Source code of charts
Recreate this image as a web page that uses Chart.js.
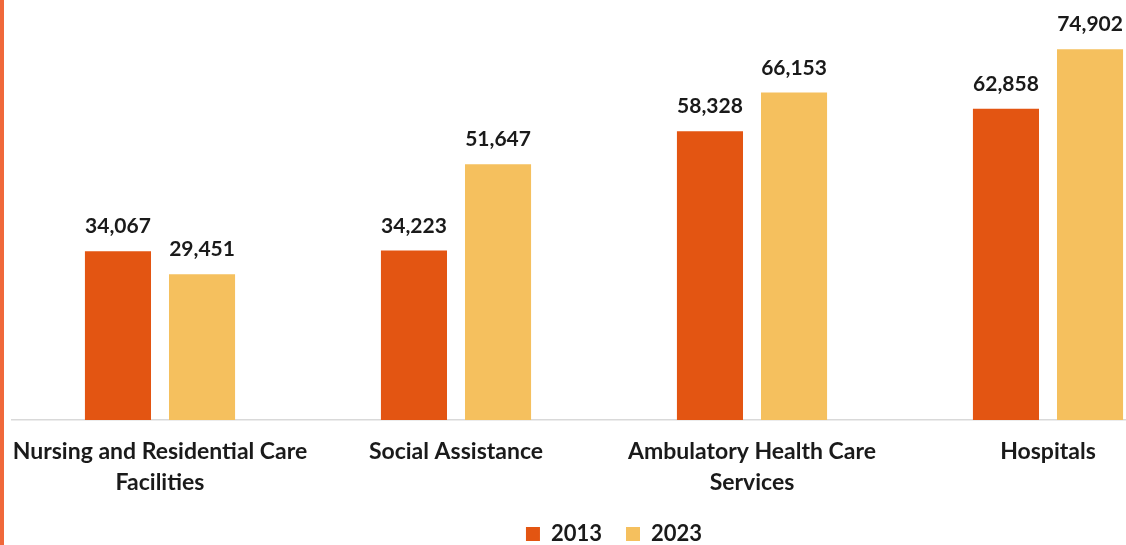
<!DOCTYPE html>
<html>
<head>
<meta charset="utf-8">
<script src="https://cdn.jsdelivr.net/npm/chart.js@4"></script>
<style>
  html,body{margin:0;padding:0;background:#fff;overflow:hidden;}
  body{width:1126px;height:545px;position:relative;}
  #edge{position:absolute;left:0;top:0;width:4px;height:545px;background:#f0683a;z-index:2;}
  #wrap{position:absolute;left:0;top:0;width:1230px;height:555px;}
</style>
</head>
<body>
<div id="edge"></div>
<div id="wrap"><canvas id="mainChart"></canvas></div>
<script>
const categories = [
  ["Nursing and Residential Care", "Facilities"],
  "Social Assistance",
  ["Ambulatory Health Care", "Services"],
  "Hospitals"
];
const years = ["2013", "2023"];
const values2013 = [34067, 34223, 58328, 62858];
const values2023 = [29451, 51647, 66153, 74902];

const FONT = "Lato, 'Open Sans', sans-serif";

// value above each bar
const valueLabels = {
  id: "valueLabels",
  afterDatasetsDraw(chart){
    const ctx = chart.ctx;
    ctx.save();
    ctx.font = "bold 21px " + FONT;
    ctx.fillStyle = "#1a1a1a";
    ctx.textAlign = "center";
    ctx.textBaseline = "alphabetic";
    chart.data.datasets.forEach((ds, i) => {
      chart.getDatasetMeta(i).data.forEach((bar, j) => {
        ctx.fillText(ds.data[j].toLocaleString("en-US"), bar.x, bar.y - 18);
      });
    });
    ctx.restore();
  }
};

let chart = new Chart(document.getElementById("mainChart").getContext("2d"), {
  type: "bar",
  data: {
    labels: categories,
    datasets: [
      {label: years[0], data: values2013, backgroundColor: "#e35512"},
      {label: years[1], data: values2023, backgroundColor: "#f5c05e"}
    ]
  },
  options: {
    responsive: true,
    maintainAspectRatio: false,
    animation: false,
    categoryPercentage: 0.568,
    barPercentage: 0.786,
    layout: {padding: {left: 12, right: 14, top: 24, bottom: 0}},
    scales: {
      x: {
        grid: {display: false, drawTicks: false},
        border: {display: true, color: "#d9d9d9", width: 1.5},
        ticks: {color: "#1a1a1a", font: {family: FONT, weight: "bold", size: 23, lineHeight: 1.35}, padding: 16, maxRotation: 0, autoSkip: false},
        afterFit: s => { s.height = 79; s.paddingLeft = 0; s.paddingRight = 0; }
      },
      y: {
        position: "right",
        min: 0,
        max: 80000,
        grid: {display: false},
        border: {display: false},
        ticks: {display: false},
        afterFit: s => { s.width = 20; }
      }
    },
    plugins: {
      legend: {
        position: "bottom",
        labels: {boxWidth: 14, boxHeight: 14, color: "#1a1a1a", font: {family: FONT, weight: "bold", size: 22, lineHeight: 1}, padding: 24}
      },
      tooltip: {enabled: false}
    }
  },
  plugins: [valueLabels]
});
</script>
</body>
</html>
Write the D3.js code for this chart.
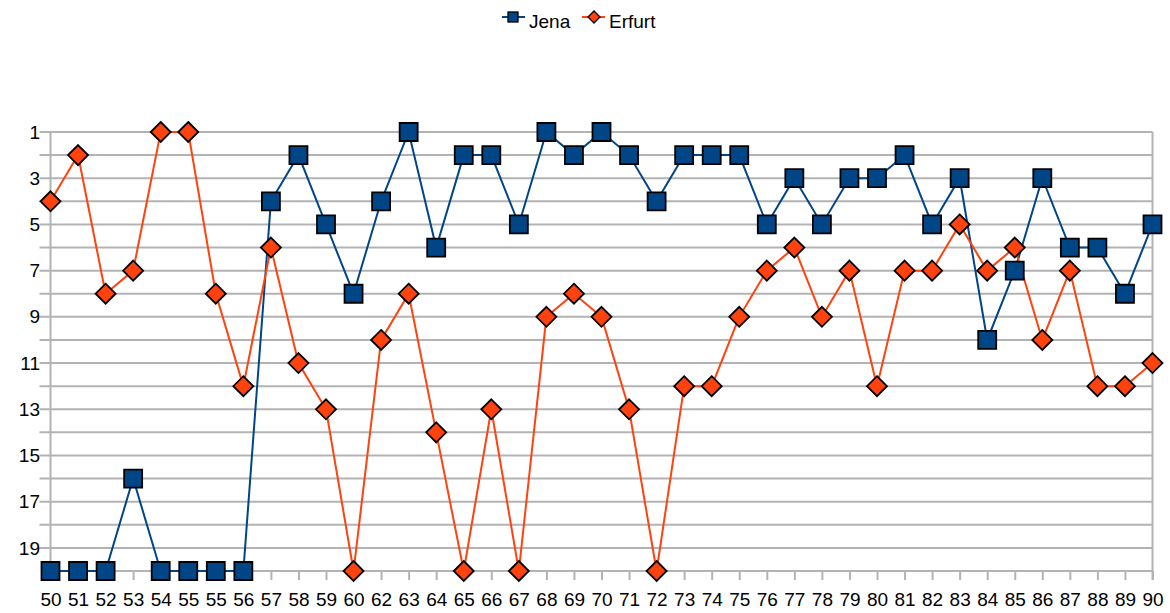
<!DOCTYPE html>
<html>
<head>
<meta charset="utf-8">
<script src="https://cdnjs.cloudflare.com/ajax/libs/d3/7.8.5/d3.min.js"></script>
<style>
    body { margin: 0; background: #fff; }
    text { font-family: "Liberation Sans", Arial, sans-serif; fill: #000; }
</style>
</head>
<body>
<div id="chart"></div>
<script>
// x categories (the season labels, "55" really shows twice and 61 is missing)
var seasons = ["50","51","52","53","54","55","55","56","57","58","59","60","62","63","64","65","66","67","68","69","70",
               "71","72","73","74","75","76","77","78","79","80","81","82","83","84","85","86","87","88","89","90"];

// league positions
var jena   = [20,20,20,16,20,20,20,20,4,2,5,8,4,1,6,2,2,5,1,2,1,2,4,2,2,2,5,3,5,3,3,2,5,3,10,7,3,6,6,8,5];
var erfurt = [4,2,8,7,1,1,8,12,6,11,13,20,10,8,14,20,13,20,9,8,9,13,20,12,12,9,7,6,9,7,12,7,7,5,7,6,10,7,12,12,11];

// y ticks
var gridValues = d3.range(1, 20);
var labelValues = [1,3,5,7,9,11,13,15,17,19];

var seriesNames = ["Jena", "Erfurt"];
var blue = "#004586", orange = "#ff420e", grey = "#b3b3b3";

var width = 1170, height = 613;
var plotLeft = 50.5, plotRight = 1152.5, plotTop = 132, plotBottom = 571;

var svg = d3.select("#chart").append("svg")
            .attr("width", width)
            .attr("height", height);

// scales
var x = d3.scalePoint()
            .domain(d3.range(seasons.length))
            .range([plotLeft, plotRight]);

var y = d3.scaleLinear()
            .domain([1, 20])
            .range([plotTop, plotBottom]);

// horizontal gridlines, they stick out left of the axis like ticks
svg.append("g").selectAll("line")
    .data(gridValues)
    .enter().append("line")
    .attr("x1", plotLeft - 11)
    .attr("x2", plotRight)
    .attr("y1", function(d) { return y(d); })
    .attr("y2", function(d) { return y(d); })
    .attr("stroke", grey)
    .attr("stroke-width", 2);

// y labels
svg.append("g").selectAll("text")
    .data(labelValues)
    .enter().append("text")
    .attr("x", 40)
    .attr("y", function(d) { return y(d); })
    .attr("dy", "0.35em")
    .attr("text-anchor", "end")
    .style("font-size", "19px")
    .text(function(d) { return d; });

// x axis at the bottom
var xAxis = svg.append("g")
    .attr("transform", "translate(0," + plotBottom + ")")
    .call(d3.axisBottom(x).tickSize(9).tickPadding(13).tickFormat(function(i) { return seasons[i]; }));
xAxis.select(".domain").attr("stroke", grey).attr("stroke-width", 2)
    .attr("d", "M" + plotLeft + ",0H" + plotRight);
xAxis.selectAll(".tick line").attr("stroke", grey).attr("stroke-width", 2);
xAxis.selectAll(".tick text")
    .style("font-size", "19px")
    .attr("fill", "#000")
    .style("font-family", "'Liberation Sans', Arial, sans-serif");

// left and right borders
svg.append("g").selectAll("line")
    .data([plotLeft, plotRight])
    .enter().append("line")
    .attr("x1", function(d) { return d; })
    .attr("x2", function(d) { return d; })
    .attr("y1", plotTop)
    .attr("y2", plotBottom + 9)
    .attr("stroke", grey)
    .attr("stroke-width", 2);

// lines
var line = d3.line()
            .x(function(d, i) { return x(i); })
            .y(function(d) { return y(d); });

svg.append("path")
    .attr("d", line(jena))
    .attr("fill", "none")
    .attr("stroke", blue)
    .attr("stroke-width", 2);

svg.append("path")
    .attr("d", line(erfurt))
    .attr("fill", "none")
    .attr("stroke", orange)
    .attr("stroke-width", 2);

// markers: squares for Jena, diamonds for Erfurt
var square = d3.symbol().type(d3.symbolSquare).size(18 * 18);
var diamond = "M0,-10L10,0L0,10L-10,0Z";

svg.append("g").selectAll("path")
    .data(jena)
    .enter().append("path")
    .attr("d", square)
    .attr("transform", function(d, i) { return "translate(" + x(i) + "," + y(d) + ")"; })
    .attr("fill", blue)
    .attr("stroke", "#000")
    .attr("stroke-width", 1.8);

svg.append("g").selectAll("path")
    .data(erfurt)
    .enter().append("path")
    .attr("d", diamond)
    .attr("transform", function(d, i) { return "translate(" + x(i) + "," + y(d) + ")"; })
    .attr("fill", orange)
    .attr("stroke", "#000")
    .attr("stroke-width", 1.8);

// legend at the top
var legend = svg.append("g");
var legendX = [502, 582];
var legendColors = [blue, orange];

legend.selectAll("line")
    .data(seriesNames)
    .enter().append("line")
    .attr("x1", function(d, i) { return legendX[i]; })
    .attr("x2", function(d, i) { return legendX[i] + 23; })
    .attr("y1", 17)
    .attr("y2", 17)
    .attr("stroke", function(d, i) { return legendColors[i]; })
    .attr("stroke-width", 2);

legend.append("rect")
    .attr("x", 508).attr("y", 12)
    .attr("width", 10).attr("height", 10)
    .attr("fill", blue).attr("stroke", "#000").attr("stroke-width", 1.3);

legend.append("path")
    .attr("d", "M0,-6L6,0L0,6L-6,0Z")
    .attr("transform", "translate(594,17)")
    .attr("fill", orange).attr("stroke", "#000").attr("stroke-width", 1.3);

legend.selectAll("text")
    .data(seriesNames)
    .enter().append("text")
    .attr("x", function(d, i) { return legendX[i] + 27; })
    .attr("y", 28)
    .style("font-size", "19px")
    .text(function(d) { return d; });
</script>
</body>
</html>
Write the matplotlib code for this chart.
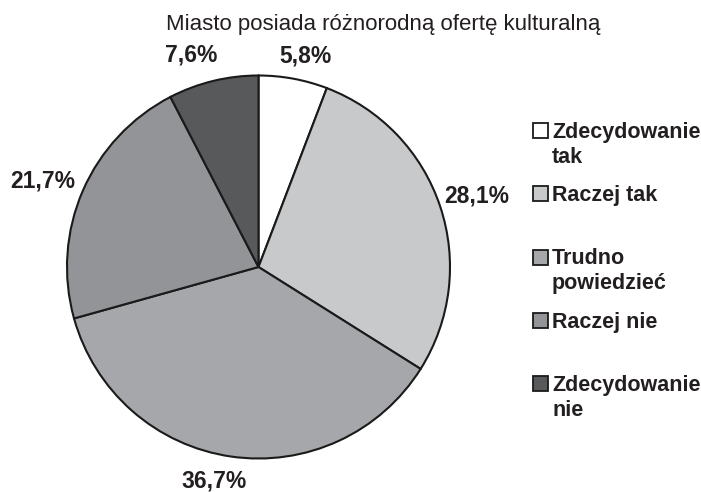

Given request
Reproduce only the lines running from the beginning of the entries above to the line holding "const values2023 = [29451, 51647, 66153, 74902];", inclusive. Pictures stay out of the copy.

Result
Recreate this image as a web page that uses Chart.js.
<!DOCTYPE html>
<html>
<head>
<meta charset="utf-8">
<script src="https://cdn.jsdelivr.net/npm/chart.js@4"></script>
<style>
  html,body{margin:0;padding:0;background:#fff;overflow:hidden;}
  body{width:1126px;height:545px;position:relative;}
  #edge{position:absolute;left:0;top:0;width:4px;height:545px;background:#f0683a;z-index:2;}
  #wrap{position:absolute;left:0;top:0;width:1230px;height:555px;}
</style>
</head>
<body>
<div id="edge"></div>
<div id="wrap"><canvas id="mainChart"></canvas></div>
<script>
const categories = [
  ["Nursing and Residential Care", "Facilities"],
  "Social Assistance",
  ["Ambulatory Health Care", "Services"],
  "Hospitals"
];
const years = ["2013", "2023"];
const values2013 = [34067, 34223, 58328, 62858];
const values2023 = [29451, 51647, 66153, 74902];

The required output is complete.